GIVEN TASK: Extract word for word the lines of the listing from its start to the line holding "7.7, 5.4, 4.2];", both ends kept; pictures are not part of the copy.

DATA SECTION:
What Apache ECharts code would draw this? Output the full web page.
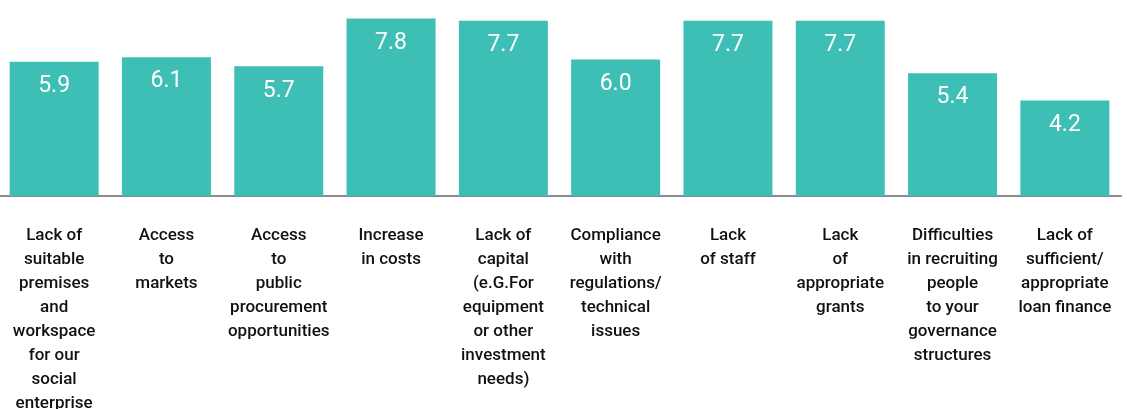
<!DOCTYPE html>
<html><head><meta charset="utf-8">
<script src="https://cdn.jsdelivr.net/npm/echarts@6/dist/echarts.min.js"></script>
<style>html,body{margin:0;padding:0;background:#fff}#c{width:1127px;height:409px}</style>
</head><body><div id="c"></div>
<script>
const categories = [
  "Lack of\nsuitable\npremises\nand\nworkspace\nfor our\nsocial\nenterprise",
  "Access\nto\nmarkets",
  "Access\nto\npublic\nprocurement\nopportunities",
  "Increase\nin costs",
  "Lack of\ncapital\n(e.G.For\nequipment\nor other\ninvestment\nneeds)",
  "Compliance\nwith\nregulations/\ntechnical\nissues",
  "Lack\nof staff",
  "Lack\nof\nappropriate\ngrants",
  "Difficulties\nin recruiting\npeople\nto your\ngovernance\nstructures",
  "Lack of\nsufficient/\nappropriate\nloan finance"
];
const values = [5.9, 6.1, 5.7, 7.8, 7.7, 6.0, 7.7, 7.7, 5.4, 4.2];

const chart = echarts.init(document.getElementById('c'), null, {renderer: 'canvas'});
chart.setOption({
  animation: false,
  grid: {left: -2, right: 6, top: 14, bottom: 213, containLabel: false, outerBoundsMode: 'none'},
  xAxis: {
    type: 'category',
    data: categories,
    axisLine: {show: true, lineStyle: {color: '#8a8b8d', width: 2}},
    axisTick: {show: false},
    axisLabel: {
      interval: 0, margin: 28, color: '#111', fontFamily: 'Roboto', fontWeight: 500, fontSize: 17,
      lineHeight: 24, align: 'center', verticalAlign: 'top', hideOverlap: false
    }
  },
  yAxis: {type: 'value', min: 0, max: 8, show: false, splitLine: {show: false}},
  series: [{
    type: 'bar',
    data: values,
    barWidth: 89,
    itemStyle: {color: '#3dbfb5'},
    label: {
      show: true, position: 'insideTop', distance: 13,
      color: '#fff', fontFamily: 'Roboto', fontSize: 23,
      formatter: p => p.value.toFixed(1)
    }
  }]
});
</script></body></html>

ANSWER FOR THIS EXERCISE:
What Apache ECharts code would draw this? Output the full web page.
<!DOCTYPE html>
<html><head><meta charset="utf-8">
<script src="https://cdn.jsdelivr.net/npm/echarts@6/dist/echarts.min.js"></script>
<style>html,body{margin:0;padding:0;background:#fff}#c{width:1127px;height:409px}</style>
</head><body><div id="c"></div>
<script>
const categories = [
  "Lack of\nsuitable\npremises\nand\nworkspace\nfor our\nsocial\nenterprise",
  "Access\nto\nmarkets",
  "Access\nto\npublic\nprocurement\nopportunities",
  "Increase\nin costs",
  "Lack of\ncapital\n(e.G.For\nequipment\nor other\ninvestment\nneeds)",
  "Compliance\nwith\nregulations/\ntechnical\nissues",
  "Lack\nof staff",
  "Lack\nof\nappropriate\ngrants",
  "Difficulties\nin recruiting\npeople\nto your\ngovernance\nstructures",
  "Lack of\nsufficient/\nappropriate\nloan finance"
];
const values = [5.9, 6.1, 5.7, 7.8, 7.7, 6.0, 7.7, 7.7, 5.4, 4.2];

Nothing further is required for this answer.